Month in Review: February 2019

February capped the best two-month start for the S&P 500
in 32 years, +11.1%.  Key drivers were
anecdotal progress on U.S.-Sino trade negotiations, renewed dovishness from the
Fed, and a decent wrap on Q4 earnings. 
Stock and bond markets alike delivered positive returns with the only
exception being long duration and non-U.S. bonds due to interest rates and the
U.S. dollar moving higher.

Market Anecdotes

• Investors welcomed yet another delay in raising tariffs with U.S. officials citing significant progress being made.   Mainland China A-shares rose over 15% in February on the news.

• Brexit’s March 29th deadline drew closer and, as of this writing, an extension or possible second referendum look like the most likely outcomes.

• The first two months of Q1 saw a 6.5% cut to Q1 S&P 500 earnings estimates.  Average front two-month guidance over the past 10 years has trimmed estimates by 2.6% each quarter.  negative guidance outpacing positive guidance by a 2 to 1 margin.

•  U.S. equity market breadth reached impressively high levels during the month when cumulative Advance/Decline made a new record high, percentage of stocks above 50/200 Day Moving Avg spiked, as did the percentage of stocks at new 52-week highs.  The equal weight S&P 500 is outperforming the market cap weighted S&P 500 by nearly 3% year to date.  Robust breadth is evident in Europe as well with the Stoxx 600 A/D soaring to levels frequently seen over the past 5 years.

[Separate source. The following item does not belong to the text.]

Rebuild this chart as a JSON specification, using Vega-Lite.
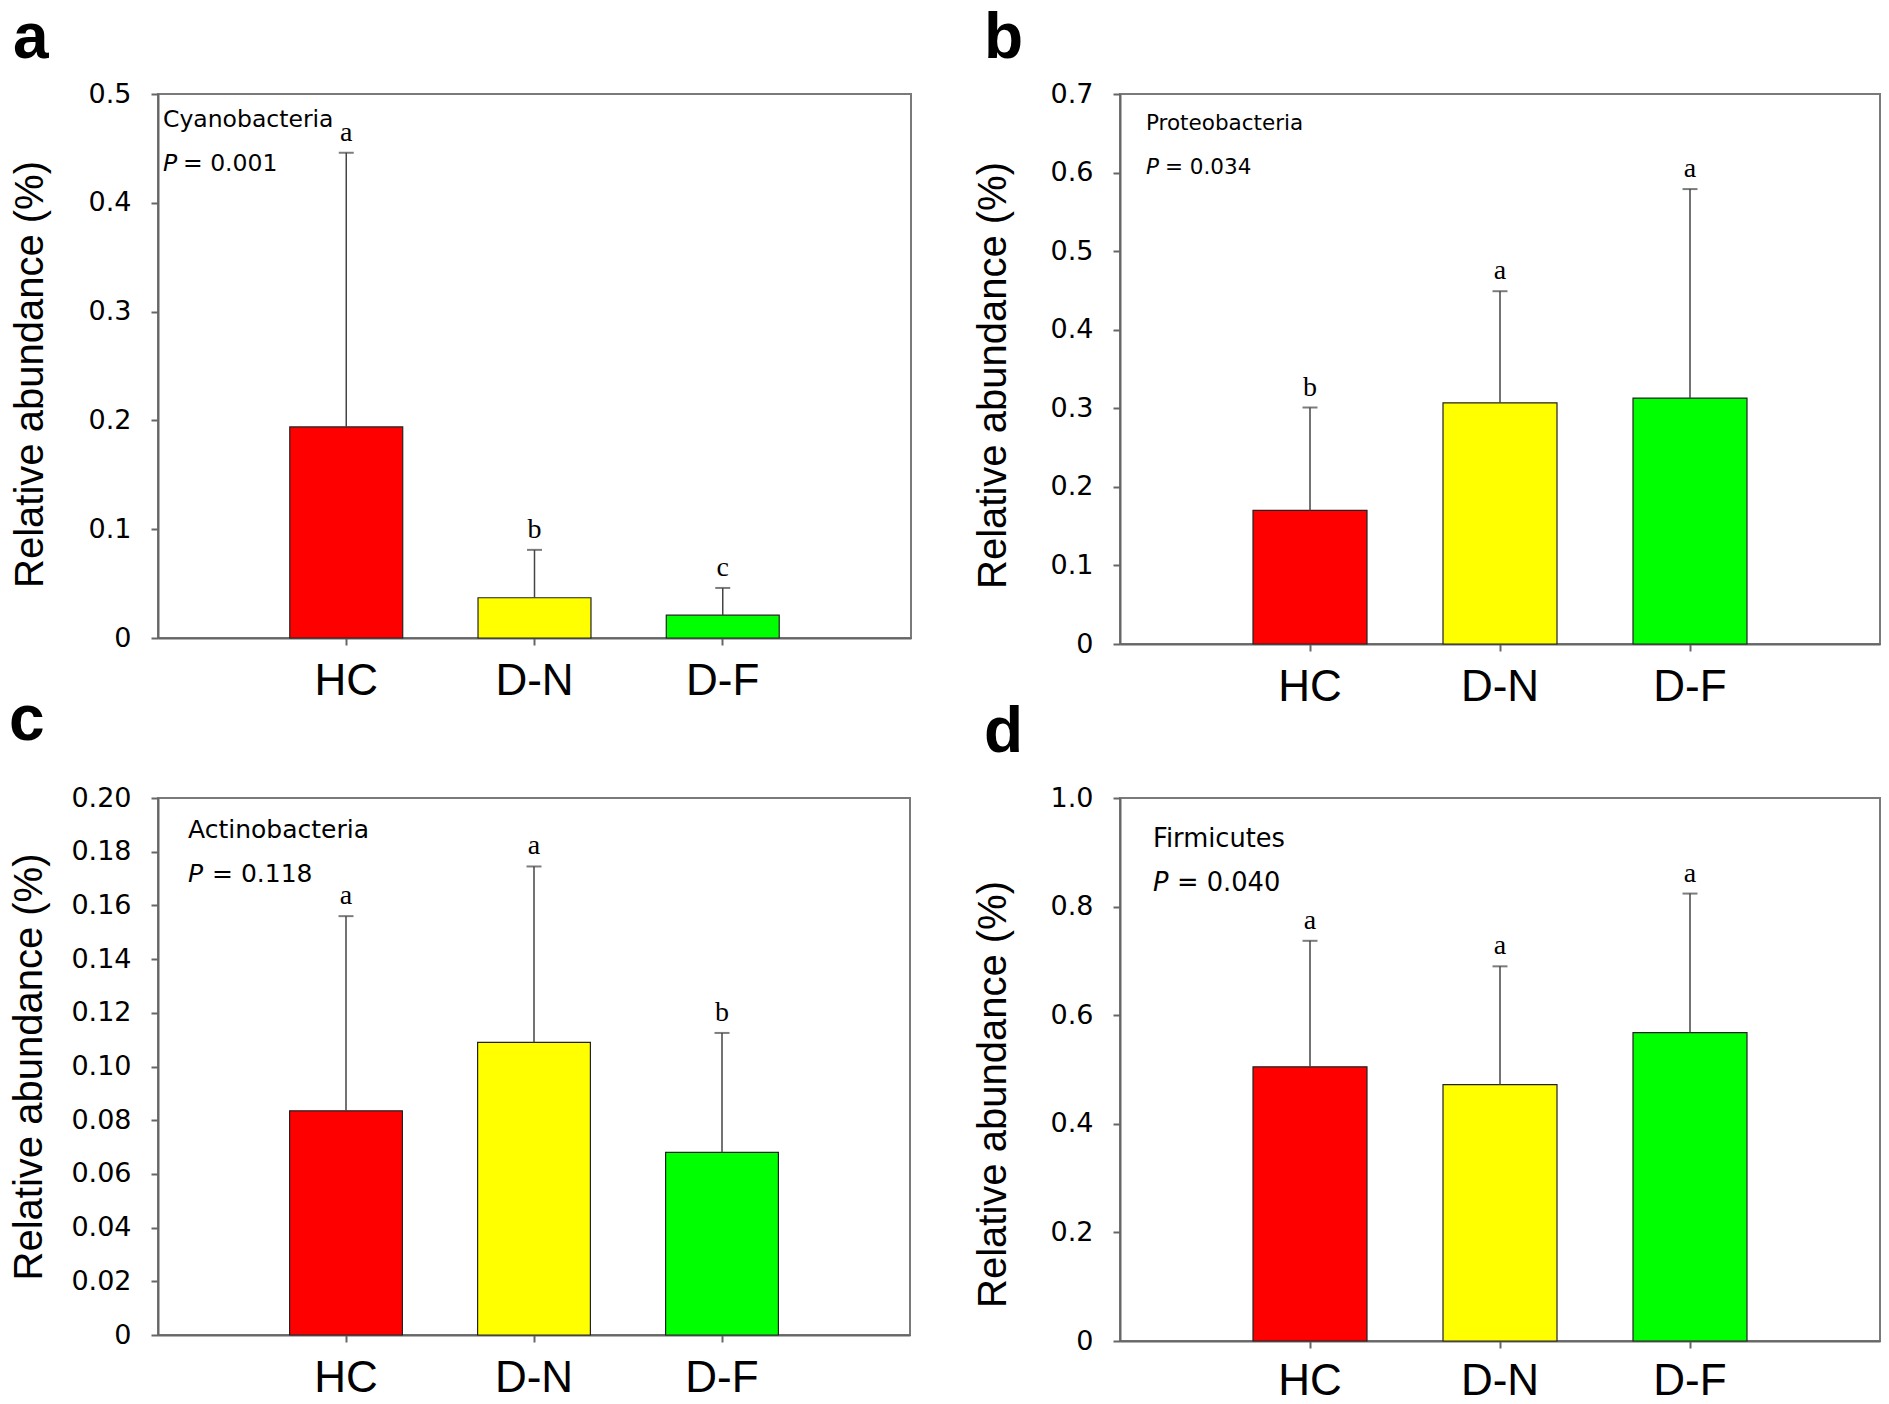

• The EU reduced its 2019 GDP estimate from 1.9% to 1.3% wherein Italy’s projection fell from 1.2% to 0.2% growth.  An ECB board member floated the idea of another round of loans to banks in advance of next year’s TLTRO maturities, indication that the ECB spigots may open back up again.  The European Commission expects a positive fiscal thrust across the Eurozone of 0.40% of GDP in 2019, up from 0.05% in 2018.

Economic Release Highlights

•  4Q GDP revealed solid 2.6% growth (2.9% 2018).  2018 GDP matched 2015 as the highest growth years since the GFC. Consumer spending grew 2.8%, despite December’s disastrous retail sales figure, but softened from Q2/Q3 (3.5%, 3.8%).  Robust 6.2% business spending was offset by weak residential investment (-3.5%), a fourth consecutive quarterly decline.

•   February NFP had the unemployment rate at 3.8% (16yr low) but added only 20,000 jobs, far below the 175,000 expected.  The government shutdown and severe weather likely factored into the alarming headline number.  We remain in the midst of a record 209 weeks of jobless claims under 300k and 100 consecutive months of job creation.  We have more job openings than job seekers and increasing wages.

•  The February ISM Non-Manufacturing Index jumped 3.0 to 59.7 on the back of strong export demand and new orders.  Service exports are a big component of the U.S. economy.  The ISM Manufacturing Index dropped 2.4 points to 54.2, missing estimates.

•  February headline and core CPI (1.5%, 2.1%) both came in at consensus.  Soft housing and medical prices contributed to the report which probably doesn’t sound any alarms with the Fed.

•  January retail sales increased a mere 0.2% but both core readings (ex-auto/gas 1.2%, core 1.1%) posted strong rebounds off the outlier weak December of -1.6%.

•  February housing starts spiked 18.6% MoM aided by an increase in single family starts of 25.1%.  This was the biggest monthly increase since March 1979 and the third largest on record.

•   New Home Sales jumped 3.7% in December (621,000 annualized), a strong monthly number while January Existing Home Sales (-1.2%m/-8.5%y) came in on the low end of consensus range despite discounted prices as median prices fell 2.8% to $247,500.

•  February EZ PMI Composite improved slightly to 51.9, PMI Services moved up to 52.8, a 3mo high, and business confidence measures moved up to a four-month high.  EZ January Retail Sales also improved to 1.3%m/2.2%y levels from a slump in December.

•   February consumer sentiment bounced back to 93.8, up from the government shutdown window but still 4.5 short of December levels.  Of note were sizable decreases in 1yr (2.6%) and 5yr (2.3%) inflation expectations.

•  February NFIB Small Business Optimism (101.7 v 102.5) didn’t bounce back as much as hoped from the large drop in January (-3.2) due to the government shutdown and trade conflict.